Send a gift with good wishes if you want to keep the door open for a relationship.
Anonymous
Anonymous wrote:I think you should RSVP that you'll happily be attending the ceremony but not the reception. The reception is the part that costs them money per head.

Don't invent an emergency or lie. "Laura I'm so happy for you and Joe, and will attend your wedding ceremony to support your marriage. I won't be attending the reception - as you know I have a contentious relationship with our parents and I'd hate for my presence to take away from your special day. All the best to you and Joe!" (Don't put all that on the RSVP card - just text or email it to your sibling.)


Horrible advice! DO NOT SEND THAT. Drama much?? Just RSVP attending ceremony not the reception and if you must text, send the same messsge with “ sorry we won’t be at reception but look forward to seeing you at the ceremony.”
Anonymous
Not going will solidify your estrangement and will take your sister from saying you're close to moving her into the estranged pack. Is that really what you want to do? I just don't see the payoff here for making such drama - because you know your absence will cause drama. If you truly care for your sister, go to the wedding and go to the reception. If you need to leave the reception early, then do so. But don't blow up your sister's wedding just because you don't like some of your family members. It isn't fair to your sister.
Anonymous
Anonymous wrote:Fairly estranged from my family. I have four kids and a spouse. Ideally would like to totally avoid sibling’s wedding but there would be so much blow-back my spouse and I don’t think that’s possible. Is it too much of a statement to only attend the ceremony and not the reception? There will be a lot of folks at the reception we don’t want to see, parents included.


Why bother? You are an adult and if you are estranged from your family why were you invited?
Anonymous
Anonymous wrote:Not going will solidify your estrangement and will take your sister from saying you're close to moving her into the estranged pack. Is that really what you want to do? I just don't see the payoff here for making such drama - because you know your absence will cause drama. If you truly care for your sister, go to the wedding and go to the reception. If you need to leave the reception early, then do so. But don't blow up your sister's wedding just because you don't like some of your family members. It isn't fair to your sister.


I disagree. I think OP can RSVP no and send a gift and sweet note.

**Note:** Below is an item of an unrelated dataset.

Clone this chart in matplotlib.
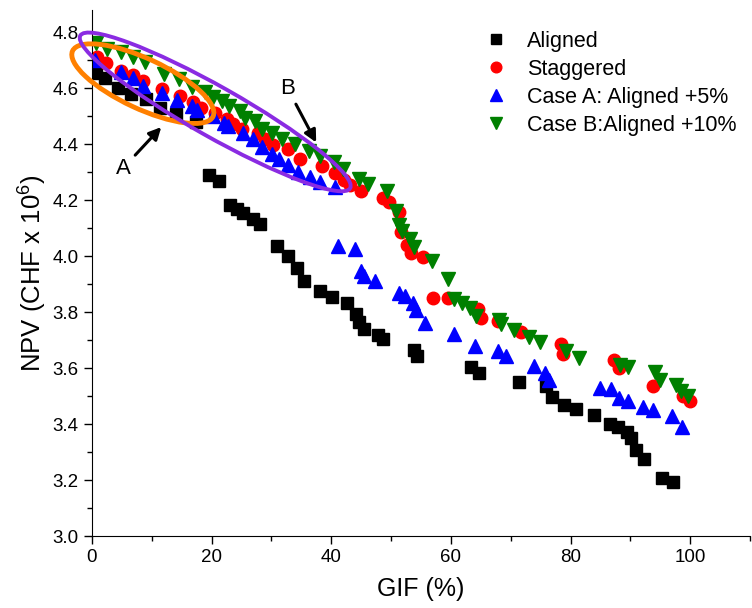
import matplotlib
matplotlib.use("Agg")
import matplotlib.pyplot as plt
from matplotlib.patches import Ellipse
from matplotlib.transforms import ScaledTranslation

plt.rcParams['font.family'] = ['Liberation Sans', 'DejaVu Sans']
plt.rcParams['mathtext.fontset'] = 'custom'
plt.rcParams['mathtext.rm'] = 'Liberation Sans'

# data (GIF %, NPV in CHF x 1e6)
aligned_x = [0.75, 2.2, 4.4, 6.5, 9.1, 11.4, 14.1, 17.4, 19.6, 21.3, 23.0, 24.3,
             25.3, 27.0, 28.1, 31.0, 32.7, 34.2, 35.5, 38.2, 40.2, 42.7, 44.2,
             44.7, 45.4, 47.9, 48.7, 53.8, 54.4, 63.3, 64.7, 71.4, 75.9, 76.9,
             78.9, 80.9, 83.9, 86.6, 87.9, 89.5, 90.1, 91.0, 92.3, 95.3, 97.2]
aligned_y = [4.656, 4.637, 4.602, 4.579, 4.561, 4.531, 4.509, 4.480, 4.290,
             4.268, 4.182, 4.168, 4.153, 4.135, 4.114, 4.035, 4.002, 3.959,
             3.912, 3.877, 3.855, 3.833, 3.794, 3.765, 3.740, 3.718, 3.704,
             3.665, 3.643, 3.603, 3.582, 3.550, 3.535, 3.496, 3.467, 3.453,
             3.431, 3.402, 3.391, 3.373, 3.352, 3.309, 3.276, 3.208, 3.194]

stag_x = [0.8, 2.3, 4.8, 6.9, 8.5, 11.7, 14.7, 16.9, 18.3, 20.6, 22.6, 23.6,
          25.1, 27.8, 29.0, 30.3, 32.7, 34.7, 38.5, 40.7, 42.1, 43.2, 45.0,
          48.6, 49.7, 51.4, 51.7, 52.6, 53.4, 55.3, 57.0, 59.5, 64.5, 65.1,
          67.8, 71.7, 78.4, 78.7, 87.3, 88.1, 93.8, 98.8, 100.0]
stag_y = [4.713, 4.691, 4.662, 4.648, 4.627, 4.598, 4.573, 4.551, 4.530,
          4.512, 4.490, 4.472, 4.454, 4.440, 4.418, 4.396, 4.382, 4.346,
          4.324, 4.296, 4.274, 4.253, 4.235, 4.210, 4.195, 4.160, 4.086,
          4.040, 4.011, 3.997, 3.852, 3.852, 3.812, 3.780, 3.769, 3.728,
          3.685, 3.652, 3.630, 3.601, 3.538, 3.502, 3.481]

caseA_x = [0.5, 4.9, 6.9, 8.5, 11.7, 14.2, 16.8, 17.6, 20.3, 22.0, 22.8,
           25.3, 27.0, 28.5, 30.1, 31.2, 32.8, 34.5, 36.5, 38.2, 40.7, 41.2,
           43.9, 44.9, 45.4, 47.3, 51.3, 52.4, 53.6, 54.1, 55.6, 60.6, 64.1,
           67.8, 69.2, 73.9, 75.7, 76.4, 84.9, 86.8, 88.1, 89.6, 92.1, 93.8,
           97.0, 98.7]
caseA_y = [4.702, 4.659, 4.638, 4.609, 4.584, 4.559, 4.537, 4.523, 4.501,
           4.476, 4.465, 4.440, 4.419, 4.390, 4.364, 4.346, 4.328, 4.303,
           4.285, 4.264, 4.246, 4.038, 4.027, 3.948, 3.930, 3.912, 3.868,
           3.857, 3.832, 3.809, 3.762, 3.721, 3.678, 3.660, 3.642, 3.606,
           3.581, 3.558, 3.530, 3.527, 3.495, 3.484, 3.460, 3.452, 3.428,
           3.388]

caseB_x = [0.7, 2.5, 4.9, 6.9, 8.9, 12.0, 14.6, 16.8, 18.9, 20.3, 21.8,
           22.9, 24.8, 25.6, 27.3, 28.5, 30.1, 31.8, 34.0, 36.2, 38.2, 40.4,
           42.0, 44.6, 46.2, 49.4, 50.8, 51.3, 51.9, 53.1, 53.8, 56.9, 59.5,
           60.6, 61.9, 63.2, 64.2, 68.0, 68.3, 70.5, 73.0, 74.9, 79.2, 81.4,
           88.3, 89.6, 94.1, 95.0, 97.7, 98.4, 99.7]
caseB_y = [4.763, 4.741, 4.729, 4.711, 4.696, 4.652, 4.634, 4.605, 4.587,
           4.570, 4.555, 4.537, 4.519, 4.496, 4.485, 4.456, 4.440, 4.418,
           4.400, 4.375, 4.357, 4.336, 4.311, 4.275, 4.257, 4.235, 4.163,
           4.110, 4.092, 4.063, 4.034, 3.984, 3.919, 3.847, 3.833, 3.815,
           3.786, 3.772, 3.758, 3.736, 3.711, 3.693, 3.660, 3.635, 3.613,
           3.603, 3.585, 3.556, 3.539, 3.520, 3.499]

fig = plt.figure(figsize=(7.52, 6.08), dpi=100)
ax = fig.add_axes([0.1223, 0.1184, 0.8750, 0.8650])

ax.plot(aligned_x, aligned_y, 's', color='black', ms=8, label='Aligned')
ax.plot(stag_x, stag_y, 'o', color='red', ms=9, label='Staggered')
ax.plot(caseA_x, caseA_y, '^', color='blue', ms=10, label='Case A: Aligned +5%')
ax.plot(caseB_x, caseB_y, 'v', color='green', ms=10, label='Case B:Aligned +10%')

ax.set_xlim(0, 110)
ax.set_ylim(3.0, 4.88)
ax.set_xticks([0, 20, 40, 60, 80, 100])
ax.set_xticks([10, 30, 50, 70, 90, 110], minor=True)
ax.set_yticks([3.0, 3.2, 3.4, 3.6, 3.8, 4.0, 4.2, 4.4, 4.6, 4.8])
ax.set_yticks([3.1, 3.3, 3.5, 3.7, 3.9, 4.1, 4.3, 4.5, 4.7], minor=True)
ax.yaxis.set_major_formatter(matplotlib.ticker.FormatStrFormatter('%.1f'))
ax.spines['top'].set_visible(False)
ax.spines['right'].set_visible(False)
ax.tick_params(which='major', direction='out', length=6, width=1, labelsize=13.5)
ax.tick_params(which='minor', direction='out', length=3.5, width=1)

ax.set_xlabel('GIF (%)', fontsize=18, labelpad=8)
ax.set_ylabel('NPV (CHF x 10$^{6}$)', fontsize=18.5, labelpad=3)

# highlight ellipses (size in inches, centred on a data point)
def ring(cx, cy, w, h, ang, color, lw):
    tr = fig.dpi_scale_trans + ScaledTranslation(cx, cy, ax.transData)
    e = Ellipse((0, 0), w, h, angle=ang, transform=tr, fill=False,
                edgecolor=color, lw=lw, clip_on=False, zorder=5)
    ax.add_patch(e)

ring(8.5, 4.617, 1.55, 0.50, -25, '#FF8000', 3.5)
ring(20.6, 4.516, 3.10, 0.50, -29.5, '#8A2BE2', 2.8)

arrow = dict(arrowstyle='-|>', color='black', lw=2.2, mutation_scale=18)
ax.annotate('A', xy=(11.9, 4.469), xytext=(5.2, 4.315), fontsize=16,
            ha='center', va='center', arrowprops=arrow)
ax.annotate('B', xy=(37.7, 4.398), xytext=(32.7, 4.60), fontsize=16,
            ha='center', va='center', arrowprops=arrow)

ax.legend(loc='upper left', bbox_to_anchor=(0.555, 0.993), frameon=False,
          fontsize=15.5, handletextpad=0.45, labelspacing=0.32, markerscale=0.85,
          borderpad=0.3)

fig.savefig('out.png', dpi=100)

Going causes plenty of drama. I don't think it is blowing anything up if OP declines. No need to explain. I would just make a harmless excuse. Sister already knows about estrangement. It will just cause you stress and money to go and you can just spend that money on a gift. People get themselves way too worked up about these things.
Anonymous
Anonymous wrote:Just respond that you can't make to a cross country wedding due to childcare issues and send a gift.


This, and I’d make the gift very generous.
Anonymous
Anonymous wrote:Not going will solidify your estrangement and will take your sister from saying you're close to moving her into the estranged pack. Is that really what you want to do? I just don't see the payoff here for making such drama - because you know your absence will cause drama. If you truly care for your sister, go to the wedding and go to the reception. If you need to leave the reception early, then do so. But don't blow up your sister's wedding just because you don't like some of your family members. It isn't fair to your sister.


+1 I don't see any way to NOT attend and have it be acceptable. During the height of Covid? Sure. Now? It would totally look like a slap in the face.